Aldi zwalnia w Polsce 96 osób. Według byłych pracowników powodem jest AI
W krakowskim oddziale Aldi Nord zwolniono prawie 100 osób. Według doniesień powodem może być wdrażanie sztucznej inteligencji w korporacji.

Wizja utraty pracy z powodu AI zaczyna się realizować także w Polsce. Według doniesień krakowski oddział Aldi Nord z dnia na dzień zwolnił prawie 100 osób. Byli już pracownicy mają zwracać uwagę, że winne ma być wdrażanie sztucznej inteligencji w systemy korporacji. Pod nóż poszedł jeden dział, poodczas gdy drugi – odpowiedzialny za technologie – póki co nie ucierpiał (vide Gazeta Wyborcza).
Aldi zwalnia pracowników w Krakowie
W lipcu 2024 roku w Krakowie Aldi otworzyło biuro dla Aldi Tech Hub. Dział odpowiada za cyfryzację i digitalizację – oryginalnie planowano zatrudnienie na poziomie 250 osób. Teraz, około rok po uruchomieniu projektu, zwolnionych zostało aż 96 osób związanych z Aldi Financial Hub. Byli pracownicy donoszą, że stało się to z dnia na dzień:
Jednostka została otwarta nie więcej niż rok temu. Została zlikwidowana decyzją strony niemieckiej w czwartek rano, 31 lipca.

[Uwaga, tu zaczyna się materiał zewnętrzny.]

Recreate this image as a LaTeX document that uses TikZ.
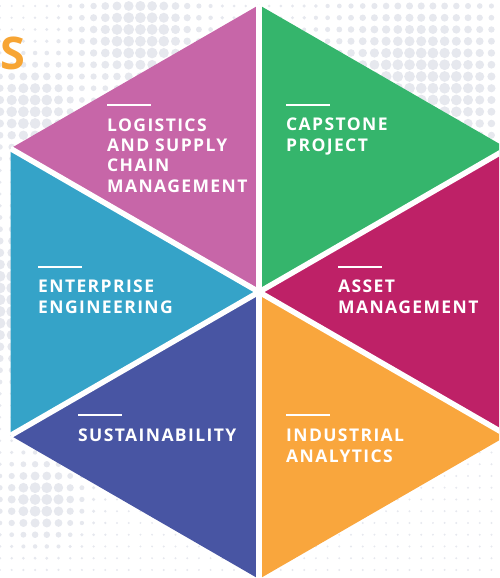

Zwolnieniami objęto 96 osób, około 1/3 całego stanu osobowego.
Dla Aldi Nord pracował m.in. 32-letni mężczyzna, który woli pozostać anonimowy. W działaniach firmy doszukuje się wdrażania sztucznej inteligencji. Potwierdza to inny zwolniony pracownik, który zwrócił uwagę, że pracę straciły jedynie osoby z działu finansowego. Stan osobowy działu technologicznego pozostał bez zmian.
W przekazanym Gazecie Wyborczej komunikacie Aldi informuje, że decyzja została podjęta z „powodów operacyjnych”. Firma zapewnia, że zwolnionym osobom przysługują odprawa, szkolenia i pomoc w znalezieniu nowego miejsca pracy. Z uwagi na to, że zwolnienia grupowe muszą być zgłaszane do Urzędu Pracy, wiemy, że w 2025 roku w Krakowie było już więcej takich przypadków niż w całym 2024 roku.
Redukcje etatów ze względu na sztuczną inteligencję wydają się realne. Niedawno dyrektor firmy konsultingowej Elijah Clark powiedział, że CEO są zachwyceni AI i on też. Sam zaczął zwolnienia pracowników na rzecz sztucznej inteligencji, bo ta „nie strajkuje i nie prosi o podwyżki”.